---------- Recorded information ----------
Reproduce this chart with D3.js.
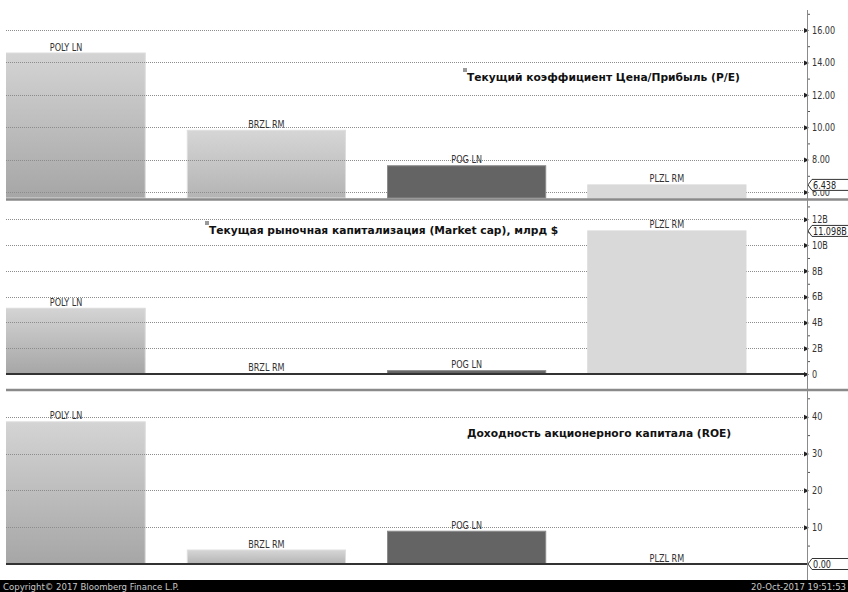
<!DOCTYPE html>
<html>
<head>
<meta charset="utf-8">
<script src="https://cdn.jsdelivr.net/npm/d3@7"></script>
<style>
  html, body { margin: 0; padding: 0; background: #fff; }
  svg { display: block; }
  .narrow { font-family: "Liberation Sans Narrow", "DejaVu Sans Condensed", "Arial Narrow", sans-serif; font-stretch: condensed; }
  .title { font-family: "DejaVu Sans", Verdana, sans-serif; font-weight: bold; }
</style>
</head>
<body>
<svg id="chart" width="848" height="592"></svg>
<script>
// Peer comparison: P/E, market cap and ROE for four gold miners
const categories = ["POLY LN", "BRZL RM", "POG LN", "PLZL RM"];

const peValues   = [14.58, 9.81, 7.62, 6.438];
const mcapValues = [5.10, 0.03, 0.26, 11.098];   // billions of USD
const roeValues  = [38.6, 3.8, 8.9, 0];

const peTicks   = [6, 8, 10, 12, 14, 16];
const peMinor   = [7, 9, 11, 13, 15, 17];
const mcapTicks = [0, 2, 4, 6, 8, 10, 12];
const mcapMinor = [1, 3, 5, 7, 9, 11, 13];
const roeTicks  = [10, 20, 30, 40];
const roeMinor  = [5, 15, 25, 35, 45];

const peTitle   = "Текущий коэффициент Цена/Прибыль (P/E)";
const mcapTitle = "Текущая рыночная капитализация (Market cap), млрд $";
const roeTitle  = "Доходность акционерного капитала (ROE)";

const peLast   = "6.438";
const mcapLast = "11.098B";
const roeLast  = "0.00";

const copyrightText = "Copyright\u00A9 2017 Bloomberg Finance L.P.";
const stampText = "20-Oct-2017 19:51:53";

// Bar fills per ticker
const barStyle = {
  "POLY LN": { grad: ["#d4d4d4", "#a6a6a6"], stroke: "#dcdcdc" },
  "BRZL RM": { grad: ["#d6d6d6", "#b4b4b4"], stroke: "#dedede" },
  "POG LN":  { fill: "#646464", stroke: "#8a8a8a" },
  "PLZL RM": { fill: "#d9d9d9", stroke: "#d9d9d9" }
};

const W = 848, H = 592;
const plotLeft = 6, axisX = 807;
const squeeze = 0.9;          // horizontal compression for the narrow label face
const smallFont = "10px";

const svg = d3.select("#chart");
const defs = svg.append("defs");

defs.append("clipPath").attr("id", "plotClip")
  .append("rect").attr("x", plotLeft).attr("y", 0).attr("width", axisX - plotLeft).attr("height", H);

Object.entries(barStyle).forEach(([k, s], i) => {
  if (!s.grad) return;
  const g = defs.append("linearGradient").attr("id", "grad" + i)
    .attr("x1", 0).attr("y1", 0).attr("x2", 0).attr("y2", 1);
  g.append("stop").attr("offset", "0%").attr("stop-color", s.grad[0]);
  g.append("stop").attr("offset", "100%").attr("stop-color", s.grad[1]);
  s.fill = "url(#grad" + i + ")";
});

const x = d3.scaleBand()
  .domain(categories)
  .range([-34, 767])
  .paddingInner(0.21)
  .paddingOuter(0.105);

const panels = [
  {
    values: peValues, ticks: peTicks, minor: peMinor,
    y: d3.scaleLinear().domain([6, 16]).range([192, 30]),
    floor: 5.63, grid: peTicks, baseline: false,
    fmt: d3.format(".2f"), title: peTitle, titlePos: [467, 81], marker: true,
    last: peLast, lastValue: peValues[3]
  },
  {
    values: mcapValues, ticks: mcapTicks, minor: mcapMinor,
    y: d3.scaleLinear().domain([0, 12]).range([374, 219.3]),
    floor: 0, grid: mcapTicks.filter(t => t > 0), baseline: true,
    fmt: d => d === 0 ? "0" : d + "B", title: mcapTitle, titlePos: [209, 234], marker: true,
    last: mcapLast, lastValue: mcapValues[3]
  },
  {
    values: roeValues, ticks: roeTicks, minor: roeMinor,
    y: d3.scaleLinear().domain([0, 40]).range([564, 416.7]),
    floor: 0, grid: roeTicks, baseline: true,
    fmt: d3.format("d"), title: roeTitle, titlePos: [467, 437], marker: false,
    last: roeLast, lastValue: roeValues[3]
  }
];

const gradientBars = ["POLY LN", "BRZL RM"];

panels.forEach(p => {
  const g = svg.append("g");
  const plot = g.append("g").attr("clip-path", "url(#plotClip)");
  const rows = categories.map((c, i) => ({ c, v: p.values[i] }));
  const y = p.y;
  const base = y(p.floor);

  const drawBars = (sel) => sel.append("rect")
    .attr("x", d => x(d.c))
    .attr("width", x.bandwidth())
    .attr("y", d => Math.min(y(d.v), base))
    .attr("height", d => Math.abs(base - y(d.v)))
    .attr("fill", d => barStyle[d.c].fill)
    .attr("stroke", d => barStyle[d.c].stroke)
    .attr("stroke-width", 1);

  // gradient bars sit under the grid, solid bars over it
  plot.selectAll(".gbar").data(rows.filter(d => gradientBars.includes(d.c)))
    .enter().call(drawBars);

  plot.selectAll(".grid").data(p.grid).enter().append("line")
    .attr("x1", plotLeft).attr("x2", axisX - 2)
    .attr("y1", d => Math.round(y(d)) + 0.5).attr("y2", d => Math.round(y(d)) + 0.5)
    .attr("stroke", "#8c8c8c").attr("stroke-width", 1)
    .attr("stroke-dasharray", "1,1");

  plot.selectAll(".sbar").data(rows.filter(d => !gradientBars.includes(d.c)))
    .enter().call(drawBars);

  if (p.baseline) {
    g.append("line")
      .attr("x1", plotLeft).attr("x2", axisX)
      .attr("y1", y(0)).attr("y2", y(0))
      .attr("stroke", "#333").attr("stroke-width", 2);
  }

  // ticker labels above each bar
  g.selectAll(".lbl").data(rows).enter().append("text")
    .attr("class", "narrow")
    .attr("transform", d => `translate(${x(d.c) + x.bandwidth() / 2},${Math.min(y(d.v), base) - 2.5}) scale(${squeeze},1)`)
    .attr("text-anchor", "middle")
    .attr("font-size", smallFont)
    .attr("fill", "#333")
    .text(d => d.c);

  // panel title
  if (p.marker) {
    g.append("rect")
      .attr("x", p.titlePos[0] - 4).attr("y", p.titlePos[1] - 13)
      .attr("width", 4).attr("height", 4).attr("fill", "#999");
  }
  g.append("text").attr("class", "title")
    .attr("x", p.titlePos[0]).attr("y", p.titlePos[1])
    .attr("font-size", "10.7px").attr("fill", "#111")
    .text(p.title);

  // right-hand axis: labels plus pointer marks
  const axis = d3.axisRight(y).tickValues(p.ticks).tickFormat(p.fmt).tickSize(0).tickPadding(0);
  const ag = g.append("g").attr("transform", `translate(${axisX},0)`).call(axis);
  ag.select(".domain").remove();
  ag.selectAll(".tick text")
    .attr("class", "narrow").attr("font-size", smallFont).attr("fill", "#333")
    .attr("x", 0).attr("transform", `translate(5,0) scale(${squeeze},1)`);
  ag.selectAll(".tick").append("path")
    .attr("d", "M-3,-2.5L2,0L-3,2.5Z").attr("fill", "#222");

  const minorAxis = d3.axisRight(y).tickValues(p.minor).tickFormat("").tickSize(3);
  const mg = g.append("g").attr("transform", `translate(${axisX},0)`).call(minorAxis);
  mg.select(".domain").remove();
  mg.selectAll(".tick line").attr("stroke", "#555");

  // last-value tag
  const yv = y(p.lastValue);
  g.append("path")
    .attr("d", `M${W},${yv - 5.5}L${axisX + 5},${yv - 5.5}L${axisX + 1},${yv}L${axisX + 5},${yv + 5.5}L${W},${yv + 5.5}`)
    .attr("fill", "#fff").attr("stroke", "#333").attr("stroke-width", 1);
  g.append("text").attr("class", "narrow")
    .attr("transform", `translate(${axisX + 6},${yv + 3.6}) scale(${squeeze},1)`)
    .attr("font-size", smallFont).attr("fill", "#222")
    .text(p.last);
});

// vertical axis line shared by the three panels
svg.append("line")
  .attr("x1", axisX + 0.5).attr("x2", axisX + 0.5)
  .attr("y1", 10).attr("y2", 580)
  .attr("stroke", "#8a8a8a").attr("stroke-width", 1);

// panel separators
[199.5, 390].forEach(sy => {
  svg.append("line")
    .attr("x1", plotLeft).attr("x2", W)
    .attr("y1", sy).attr("y2", sy)
    .attr("stroke", "#8a8a8a").attr("stroke-width", 2.5);
});

// footer strip
svg.append("rect").attr("x", 0).attr("y", 580).attr("width", W).attr("height", 12).attr("fill", "#000");
svg.append("text").attr("class", "narrow")
  .attr("x", 3).attr("y", 589.5).attr("font-size", "9.5px").attr("fill", "#c8c8c8")
  .text(copyrightText);
svg.append("text").attr("class", "narrow")
  .attr("x", W - 2).attr("y", 589.5).attr("text-anchor", "end")
  .attr("font-size", "9.5px").attr("fill", "#c8c8c8")
  .text(stampText);
</script>
</body>
</html>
----------
### Your task
Skip the pictures, please, and transcribe only the lines from the beginning of the material through the one that contains "25, 35, 45];".

### Result
Reproduce this chart with D3.js.
<!DOCTYPE html>
<html>
<head>
<meta charset="utf-8">
<script src="https://cdn.jsdelivr.net/npm/d3@7"></script>
<style>
  html, body { margin: 0; padding: 0; background: #fff; }
  svg { display: block; }
  .narrow { font-family: "Liberation Sans Narrow", "DejaVu Sans Condensed", "Arial Narrow", sans-serif; font-stretch: condensed; }
  .title { font-family: "DejaVu Sans", Verdana, sans-serif; font-weight: bold; }
</style>
</head>
<body>
<svg id="chart" width="848" height="592"></svg>
<script>
// Peer comparison: P/E, market cap and ROE for four gold miners
const categories = ["POLY LN", "BRZL RM", "POG LN", "PLZL RM"];

const peValues   = [14.58, 9.81, 7.62, 6.438];
const mcapValues = [5.10, 0.03, 0.26, 11.098];   // billions of USD
const roeValues  = [38.6, 3.8, 8.9, 0];

const peTicks   = [6, 8, 10, 12, 14, 16];
const peMinor   = [7, 9, 11, 13, 15, 17];
const mcapTicks = [0, 2, 4, 6, 8, 10, 12];
const mcapMinor = [1, 3, 5, 7, 9, 11, 13];
const roeTicks  = [10, 20, 30, 40];
const roeMinor  = [5, 15, 25, 35, 45];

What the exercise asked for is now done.